The bartender was half-finished with the crossword puzzle when we approached the bar. He was stuck on three or four words as we departed. You left the bar and the roses and hoped the bartender completed the puzzle, because you had just sat and thought about the puzzle of time passing, of mortality, of human choice, and you wished you were smart enough to invent some explanation or to write a perfect poem that ended with the print of Lenore’s lips on the wineglass. Our lives are longer but as fragile as roses. There are always three or four words in our lives we can never articulate. They are always the three or four words that would solve the puzzle. But on that night, Lenore and I solved part of it: we were going home, we said. My grandmother had left out an important part of her philosophy. I knew she would always travel, but I never thought she might leave me.

On the terrace overlooking the Forum, I tried to write my grandmother a love letter. I tried to give her a summing-up, a bedazzled inventory of all I had seen and learned while living in Europe. She was recovering from her stroke in a nursing home in Jacksonville, Florida, and I wanted my letter to be perfect.

I told her about the previous summer, about renting an old farmhouse in France, in the town of Meyrals in the Dordogne Valley, and about taking her great-grandchildren into the prehistoric caves of Font-de-Gaume. I had bored my older daughters senseless by force-marching them through the major museums of Europe. But standing in half-light before the paintings and carvings thirty thousand years old, I watched the eyes of my daughters change as they studied the delicate etchings of mammoth and deer. In the cold and darkness of those caverns, we watched the movement of the silent, immemorial herds of bison that in their passage across the stone express something ineffable and fine about the human spirit. I had taken my children to the dawn of creation and shown them
the first immaculate urge toward godhead and art. In the intimacy of those caves, I heard the breathing of my children, the soft voices of their astonishment, and I knew I had changed their lives forever.

But those images reminded me of something else, and it took me a while to make the connection. They conjured up images of those postcards my grandmother had sent me from around the world that I would study in the privacy of my room: the lionesses of Kenya, the elephants of Tanganyika, the cobras of Bengal. Those postcards, faded and yellow now, were my introduction into the bright world of travel, fantasy, and art. In this perfect letter I would tell my grandmother this.

But no. No, sweet Margaret Stanton, there are no perfect letters to frail and wonderful grandmothers. The gratitude is in the emulation; the joy is always in the voyage, the setting out. You and my grandfather presented me with the wanderer’s gift. I have been true to it; I have not abused it.

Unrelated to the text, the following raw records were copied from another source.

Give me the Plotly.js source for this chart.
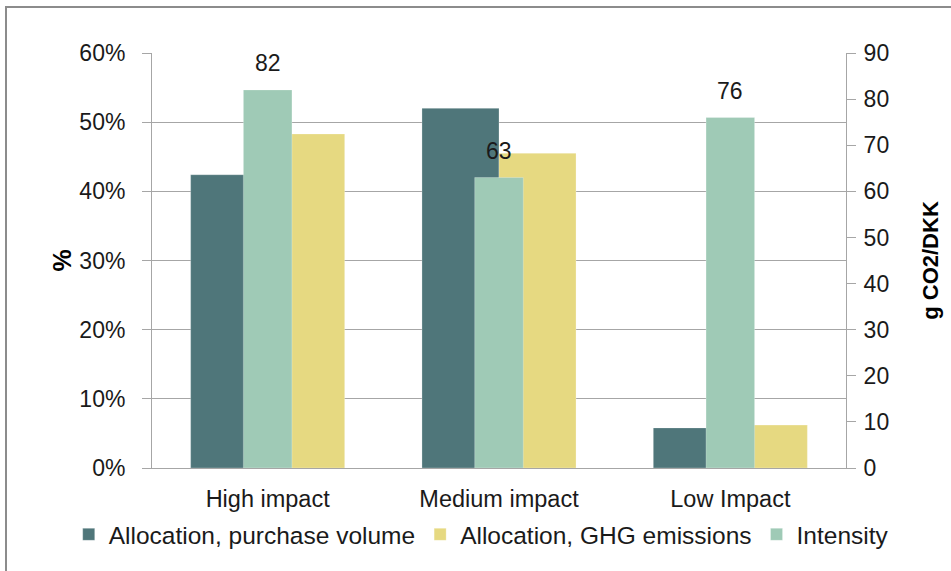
<!DOCTYPE html>
<html>
<head>
<meta charset="utf-8">
<script src="https://cdn.plot.ly/plotly-3.0.1.min.js"></script>
<style>
  html, body { margin: 0; padding: 0; background: #ffffff; width: 951px; height: 571px; overflow: hidden; }
  #frame { position: absolute; left: 5px; top: 6px; width: 1000px; height: 600px; border: 2px solid #8c8c8c; box-sizing: border-box; pointer-events: none; z-index: 5; }
  #chart { position: absolute; left: 0; top: 0; width: 951px; height: 571px; }
</style>
</head>
<body>
<div id="chart"></div>
<div id="frame"></div>
<script>
const categories = ['High impact', 'Medium impact', 'Low Impact'];
const purchaseVolume = [0.424, 0.520, 0.058];
const ghgEmissions = [0.483, 0.455, 0.062];
const intensity = [82, 63, 76];
const seriesNames = ['Allocation, purchase volume', 'Allocation, GHG emissions', 'Intensity'];
const seriesColors = ['#4F767A', '#E6D981', '#9FCAB6'];

const FONT = 'Liberation Sans, Arial, sans-serif';
const axisGray = '#A6A6A6';

const traces = [
  {
    type: 'bar', x: categories, y: purchaseVolume, name: seriesNames[0],
    marker: { color: seriesColors[0], line: { color: 'rgba(255,255,255,0.5)', width: 0.5 } },
    xaxis: 'x', yaxis: 'y', hoverinfo: 'x+y'
  },
  {
    type: 'bar', x: categories, y: ghgEmissions, name: seriesNames[1],
    marker: { color: seriesColors[1], line: { color: 'rgba(255,255,255,0.5)', width: 0.5 } },
    xaxis: 'x', yaxis: 'y', hoverinfo: 'x+y'
  },
  {
    type: 'bar', x: categories, y: intensity, name: seriesNames[2],
    width: 0.21,
    marker: { color: seriesColors[2], line: { color: 'rgba(255,255,255,0.5)', width: 0.5 } },
    xaxis: 'x', yaxis: 'y2', hoverinfo: 'x+y'
  }
];

const annotations = categories.map((c, i) => ({
  x: c, y: intensity[i], xref: 'x', yref: 'y2',
  text: String(intensity[i]), showarrow: false,
  yanchor: 'bottom', yshift: 12,
  font: { family: FONT, size: 23, color: '#1a1a1a' }
}));

const layout = {
  width: 951, height: 571,
  margin: { l: 152, r: 105, t: 53, b: 103 },
  paper_bgcolor: 'rgba(0,0,0,0)',
  plot_bgcolor: '#ffffff',
  font: { family: FONT, size: 23, color: '#1a1a1a' },
  barmode: 'group',
  bargap: 0.334,
  bargroupgap: 0,
  showlegend: true,
  legend: {
    orientation: 'h', x: -0.12, xanchor: 'left', y: -0.16, yanchor: 'middle',
    font: { family: FONT, size: 24.5, color: '#1a1a1a' },
    traceorder: 'normal', itemwidth: 30, bgcolor: 'rgba(0,0,0,0)'
  },
  xaxis: {
    type: 'category', showline: true, linecolor: axisGray, linewidth: 1,
    ticks: '', showgrid: false, zeroline: false, ticklabelstandoff: 10,
    tickfont: { family: FONT, size: 23.5, color: '#1a1a1a' }
  },
  yaxis: {
    range: [0, 0.6], dtick: 0.1, tick0: 0, tickformat: '.0%',
    showgrid: true, gridcolor: axisGray, gridwidth: 1,
    showline: true, linecolor: axisGray, linewidth: 1,
    ticks: 'outside', ticklen: 9, tickcolor: axisGray,
    ticklabelstandoff: 12, zeroline: false,
    tickfont: { family: FONT, size: 23, color: '#1a1a1a' },
    title: { text: '<b>%</b>', font: { family: FONT, size: 25, color: '#000000' }, standoff: 0 }
  },
  yaxis2: {
    overlaying: 'y', side: 'right', anchor: 'x',
    range: [0, 90], dtick: 10, tick0: 0,
    showgrid: false, showline: true, linecolor: axisGray, linewidth: 1,
    ticks: 'outside', ticklen: 9, tickcolor: axisGray,
    ticklabelstandoff: 3, zeroline: false,
    tickfont: { family: FONT, size: 23, color: '#1a1a1a' },
    title: { text: '<b>g CO2/DKK</b>', font: { family: FONT, size: 22, color: '#000000' }, standoff: 34 }
  },
  annotations: annotations
};

Plotly.newPlot('chart', traces, layout, { displayModeBar: false, staticPlot: true });
</script>
</body>
</html>
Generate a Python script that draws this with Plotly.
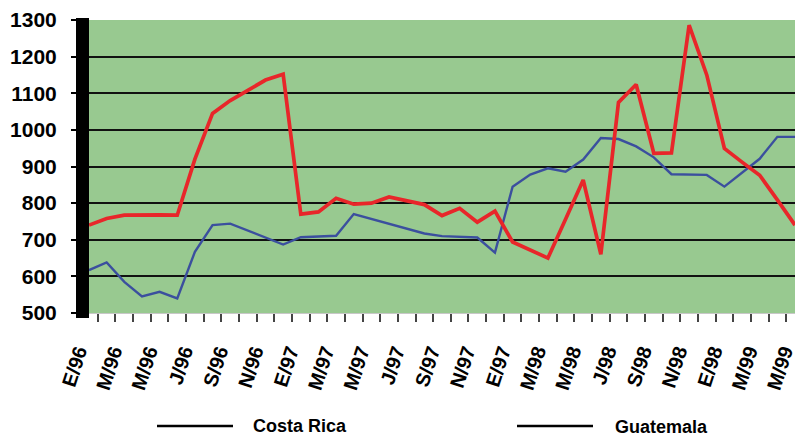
import plotly.graph_objects as go

# Monthly series, E/96 (Jan 1996) .. M/99 (May 1999)
months = list(range(41))
tick_labels = ["E/96", "M/96", "M/96", "J/96", "S/96", "N/96", "E/97", "M/97", "M/97", "J/97",
               "S/97", "N/97", "E/97", "M/98", "M/98", "J/98", "S/98", "N/98", "E/98", "M/99", "M/99"]

costa_rica = [617, 638, 585, 545, 558, 540, 667, 740, 744, 725,
              705, 687, 707, 710, 711, 770, 757, 744, 731, 717,
              710, 708, 706, 665, 845, 878, 895, 886, 919, 978,
              975, 955, 925, 879, 877, 877, 845, 883, 921, 981, 981]

guatemala = [740, 758, 767, 768, 768, 767, 920, 1045, 1080, 1108,
             1136, 1152, 770, 776, 813, 797, 800, 817, 806, 796,
             766, 786, 748, 778, 694, 672, 650, 756, 863, 660,
             1075, 1124, 936, 937, 1286, 1150, 949, 912, 876, 809, 740]

series_names = ["Costa Rica", "Guatemala"]

FONT = "Liberation Sans"
W, H = 798, 436
ML, MR, MT, MB = 89, 3, 20, 123
PW, PH = W - ML - MR, H - MT - MB


def px_x(px):
    return (px - ML) / PW


def px_y(py):
    return (H - MB - py) / PH


fig = go.Figure()
fig.add_trace(go.Scatter(x=months, y=costa_rica, mode="lines", name=series_names[0],
                         line=dict(color="#3b4f9e", width=2.4), showlegend=False))
fig.add_trace(go.Scatter(x=months, y=guatemala, mode="lines", name=series_names[1],
                         line=dict(color="#e8262a", width=3.7), showlegend=False))

label_positions = list(range(0, 41, 2))
alias = {str(v): t for v, t in zip(label_positions, tick_labels)}

fig.update_xaxes(
    range=[0, 40], tickmode="linear", tick0=0, dtick=2, labelalias=alias, automargin=False,
    ticklabeloverflow="allow", ticklabelshift=-11,
    tickangle=-72, ticks="outside", ticklen=18, tickcolor="rgba(0,0,0,0)",
    tickfont=dict(family=FONT, size=20, color="black", weight="bold"),
    showgrid=False, zeroline=False, showline=True, linecolor="#c8c8c8", linewidth=1,
    minor=dict(ticks="outside", tick0=0.5, dtick=1, ticklen=8, tickcolor="#444444",
               tickwidth=2, showgrid=False),
)
fig.update_yaxes(
    range=[500, 1300], tickmode="linear", tick0=500, dtick=100, automargin=False,
    ticklabeloverflow="allow",
    showgrid=True, gridcolor="#111111", gridwidth=2, zeroline=False, showline=False,
    ticks="outside", ticklen=17, tickcolor="black", tickwidth=2, ticklabelstandoff=10,
    tickfont=dict(family=FONT, size=21, color="black", weight="bold"),
)

shapes = [
    # thick black left axis bar
    dict(type="rect", xref="paper", yref="paper", x0=px_x(76), x1=0, y0=px_y(318), y1=px_y(18),
         fillcolor="black", line=dict(width=0), layer="above"),
    # legend lines
    dict(type="line", xref="paper", yref="paper", x0=px_x(157), x1=px_x(233),
         y0=px_y(426), y1=px_y(426), line=dict(color="black", width=2.5)),
    dict(type="line", xref="paper", yref="paper", x0=px_x(517), x1=px_x(593),
         y0=px_y(426), y1=px_y(426), line=dict(color="black", width=2.5)),
]
annotations = [
    dict(text=series_names[0], xref="paper", yref="paper", x=px_x(251), y=px_y(426),
         xanchor="left", yanchor="middle", showarrow=False,
         font=dict(family=FONT, size=18, color="black", weight="bold")),
    dict(text=series_names[1], xref="paper", yref="paper", x=px_x(613), y=px_y(427),
         xanchor="left", yanchor="middle", showarrow=False,
         font=dict(family=FONT, size=18, color="black", weight="bold")),
]

fig.update_layout(
    width=W, height=H, margin=dict(l=ML, r=MR, t=MT, b=MB, autoexpand=False),
    paper_bgcolor="white", plot_bgcolor="#98c990",
    shapes=shapes, annotations=annotations, showlegend=False,
)

fig.write_html("out.html", config={"displayModeBar": False},
               post_script="document.body.style.margin='0';")
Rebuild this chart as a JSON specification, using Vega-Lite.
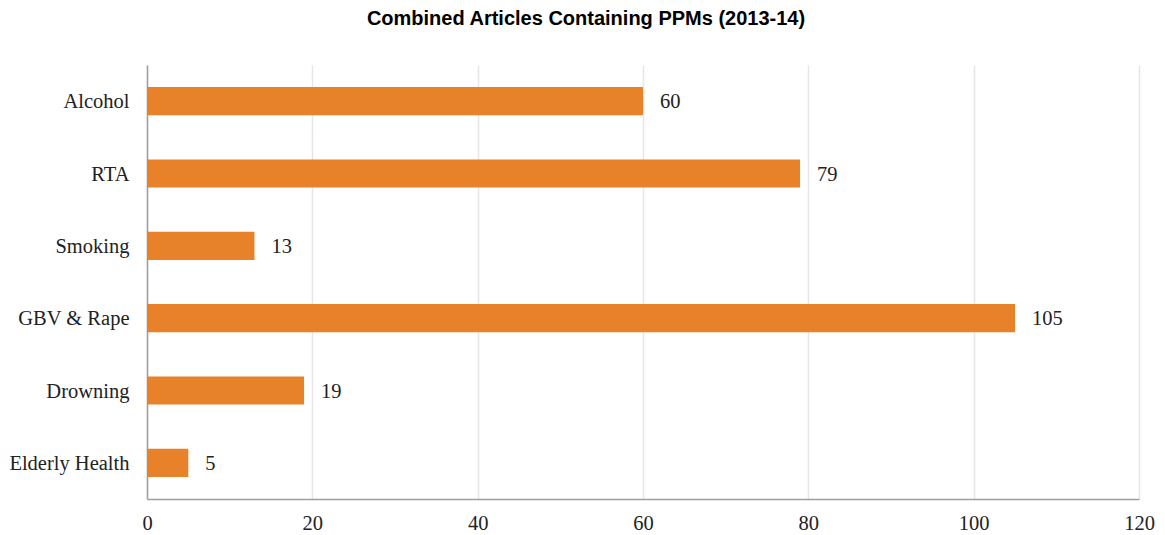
{
  "$schema": "https://vega.github.io/schema/vega-lite/v6.json",
  "width": 992,
  "height": 434,
  "autosize": {"type": "none"},
  "padding": {"left": 147, "top": 65, "right": 26, "bottom": 36},
  "background": "white",
  "title": {
    "text": "Combined Articles Containing PPMs (2013-14)",
    "font": "Liberation Sans",
    "fontSize": 20,
    "fontWeight": "bold",
    "color": "#000000",
    "anchor": "middle",
    "dx": -57,
    "offset": 36
  },
  "data": {
    "values": [
      {"topic": "Alcohol", "articles": 60},
      {"topic": "RTA", "articles": 79},
      {"topic": "Smoking", "articles": 13},
      {"topic": "GBV & Rape", "articles": 105},
      {"topic": "Drowning", "articles": 19},
      {"topic": "Elderly Health", "articles": 5}
    ]
  },
  "encoding": {
    "y": {
      "field": "topic",
      "type": "nominal",
      "sort": null,
      "scale": {"paddingInner": 0.61, "paddingOuter": 0.305},
      "axis": {
        "title": null,
        "ticks": false,
        "domainColor": "#9e9e9e",
        "domainWidth": 1.5,
        "labelFont": "Liberation Serif",
        "labelFontSize": 20.5,
        "labelColor": "#222222",
        "labelPadding": 18,
        "labelBaseline": "middle",
        "labelOffset": 1
      }
    },
    "x": {
      "field": "articles",
      "type": "quantitative",
      "scale": {"domain": [0, 120], "nice": false},
      "axis": {
        "title": null,
        "values": [0, 20, 40, 60, 80, 100, 120],
        "ticks": false,
        "labelFlush": false,
        "domainColor": "#9e9e9e",
        "domainWidth": 1.5,
        "gridColor": "#e6e6e6",
        "gridWidth": 1.5,
        "labelFont": "Liberation Serif",
        "labelFontSize": 20.5,
        "labelColor": "#222222",
        "labelPadding": 14
      }
    }
  },
  "layer": [
    {"mark": {"type": "bar", "color": "#E8822A"}},
    {
      "mark": {
        "type": "text",
        "align": "left",
        "baseline": "middle",
        "dx": 17,
        "dy": 1,
        "font": "Liberation Serif",
        "fontSize": 20.5,
        "color": "#222222"
      },
      "encoding": {"text": {"field": "articles", "type": "quantitative"}}
    }
  ],
  "config": {"view": {"stroke": null}}
}
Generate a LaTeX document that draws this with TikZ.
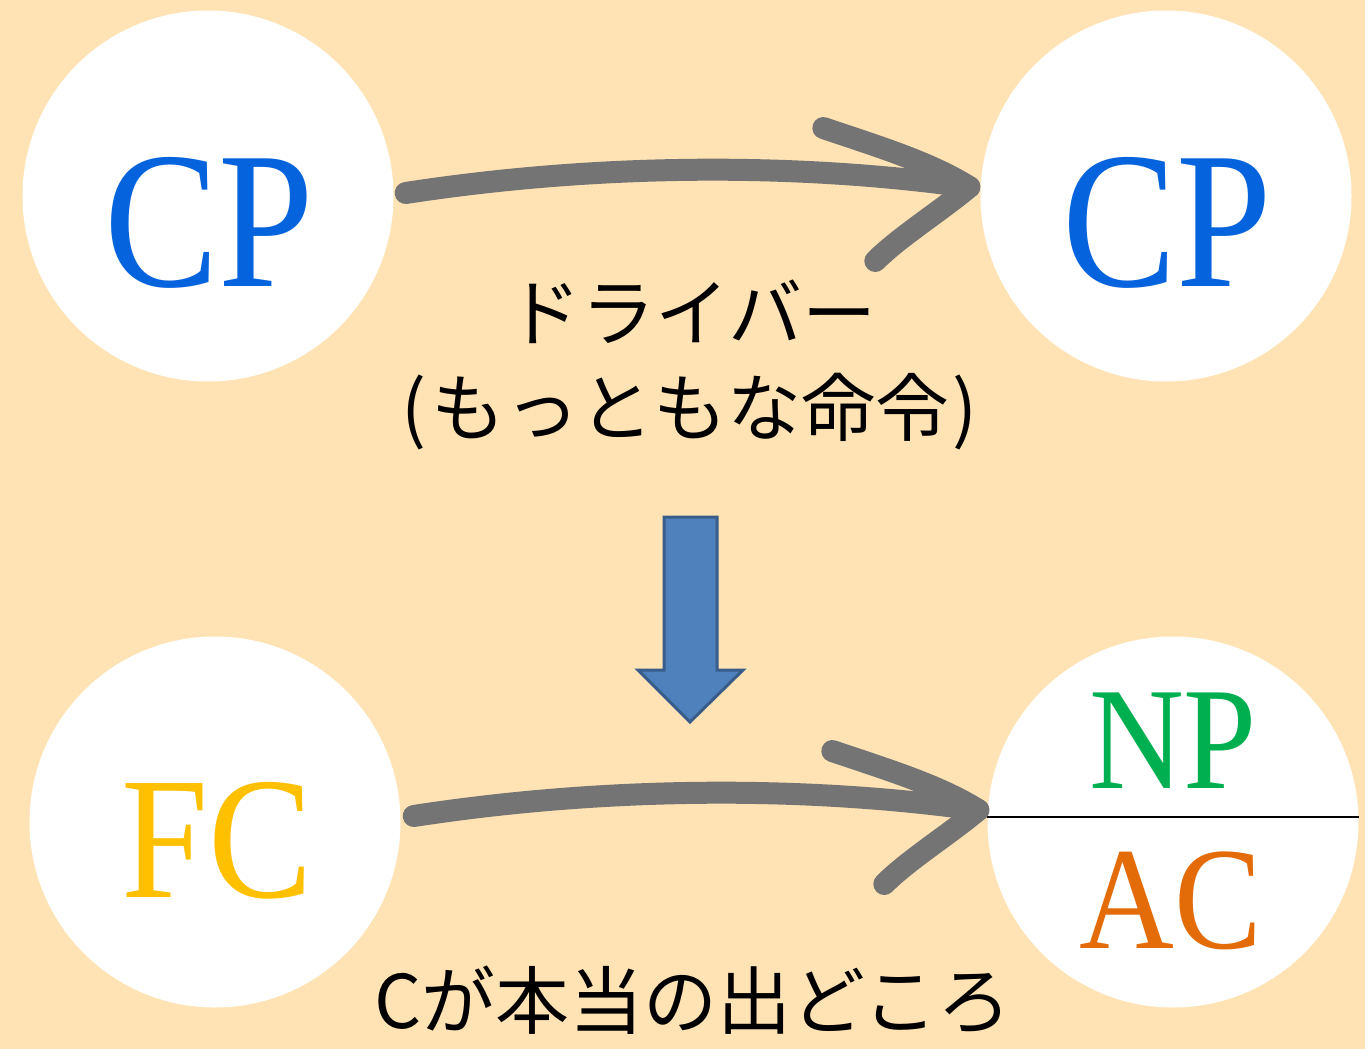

And something else: it came to me like a postcard or a painting on a cavern wall. When I heard of your stroke, I thought about living in the world without you and I felt the air grow still and the light change. Then I saw him for the first time and understood at last. I saw your sea monster, kindly and serene, mythic and loving, rise out of the Gulf Stream and swim casually toward the shores of Jacksonville, toward his old friend and traveler. I hope that when he comes, you will be ready with all your bags packed. I hope for you that this last voyage through dreams and seas is the best of all.

When it is my turn, old traveler, after I have directed my grandchildren to some of the fabulous places of the earth that you urged me to visit, send him softly to me. I’ll be easy for any well-traveled beast to recognize.

I’m your grandson.

The grateful one.

The Jasper-blooded one.

RIBOLLITA
A Tuscan reboiled minestrone soup that is thickened with bread and made the day before it is to be served.    

SERVES 6

8 ounces dried cannellini beans or Great Northern beans

1 slice (about 2 ounces) pancetta or prosciutto

½ cup olive oil

1 large red onion, thinly sliced

2 carrots, scraped and diced

3 celery stalks, diced

1 medium potato, peeled and diced

½ small head savoy cabbage, shredded

1 small bunch Swiss chard, cleaned, trimmed, and roughly chopped

1 cup canned whole tomatoes, preferably San Marzano, broken up into pieces, with their juice

Rind from 1-pound piece Parmigiano-Reggiano, scraped clean, plus freshly grated Parmigiano-Reggiano

6 cups Beef Stock (page 13) or Chicken Stock (page 11)

Coarse or kosher salt and freshly ground black pepper

12 thick slices day-old Tuscan bread

1. Soak the dried beans overnight in a bowl of cold water. The next day, drain the beans, transfer them to a large saucepan, and cover with cold water (the level of the water should rise 2 inches above the beans). Add the pancetta and bring the beans to a boil to partially cook them, about 15 minutes.

2. In a stockpot large enough to hold all the ingredients, heat the olive oil over medium-low heat and cook the onion until pale but not browned. Add the carrots, celery, and potato, stirring a few times and cooking the vegetable mixture until slightly softened, about 15 minutes. Add the cabbage, chard, and tomatoes.

3. Drain the beans and transfer to the stockpot. Add the Parmigiano-Reggiano rind and enough stock to cover the vegetables
by about 3 inches. Slowly simmer until the vegetables are soft and the flavors marry about 1 hour. Taste for salt and pepper.

4. Tear large chunks from the bread slices and place in the soup. Bring the soup to a boil for about 1 minute, using a wooden spoon to stir the soup and break up the bread. Cool to room temperature, transfer to a storage container, and refrigerate overnight. (The soup will thicken.)

5. Reheat the soup and ladle into bowls. Sprinkle with grated Parmigiano-Reggiano cheese, passing extra cheese on the side.